Soon I will have running water, reliable electricity, a home that protects from weather, internet, graduate level-courses to attend, a vehicle to drive, and a bunch of really fancy humans around me getting really stressed out about a bunch of things that aren’t really that big of a deal. I will be tempted to say things like “hey man, be thankful for all this” and be the victim of an aggressive ocular assessment.
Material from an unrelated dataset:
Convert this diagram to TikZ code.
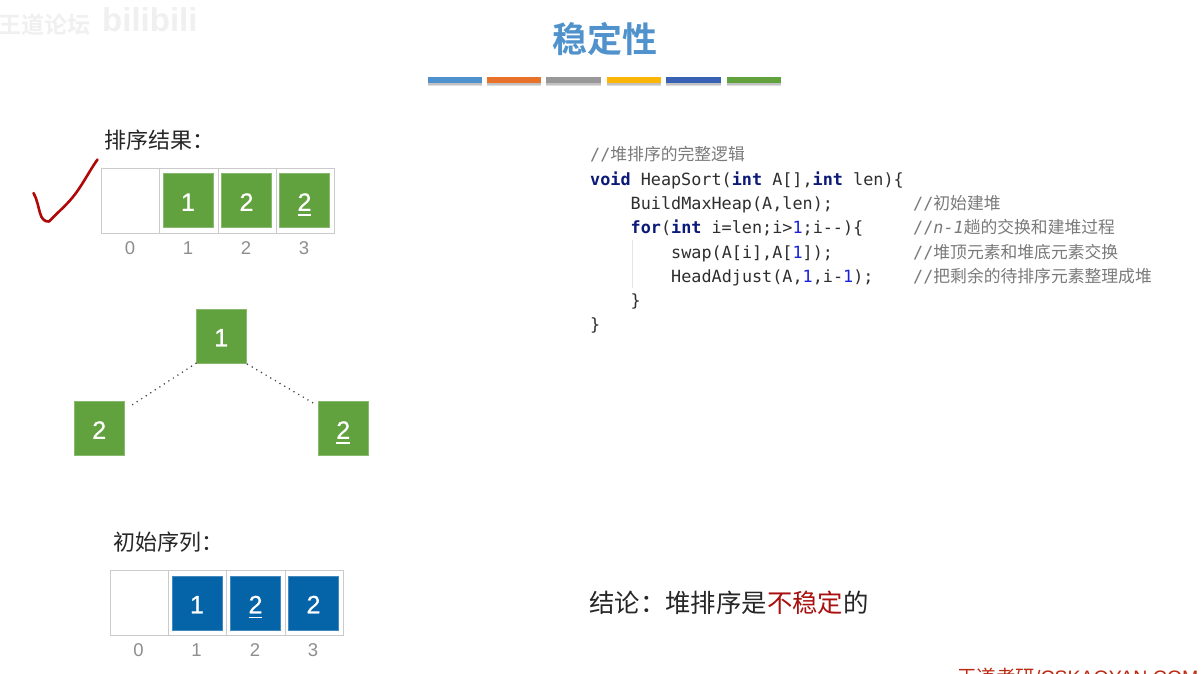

Not to say it isn’t overwhelming, but I really am thankful for it. My days are now filled with mandatory duties with direct consequences. My job is to get a bunch of different places that are far away from each other and make the best out of it all. While I am satisfied with what I have accomplished in this country, I have learned much about what I understand as the minimum requirements of happiness. That is, by meeting basic material requirements and building a sturdy scaffold of good people around you, you can be happy. Beyond that, invented and in-bred expectations force people to measure life, grade themselves, and freak out.
Soon I will step off my last sheep truck, get out of my last ‘85 Benz, take my last French colonial train from the sweaty Gare de Fes, take my last Petit Taxi ride, and step onto a 747 again. I couldn’t be coming from a better place. I couldn't have a better mindset. I’m pretty stoked, and really thankful.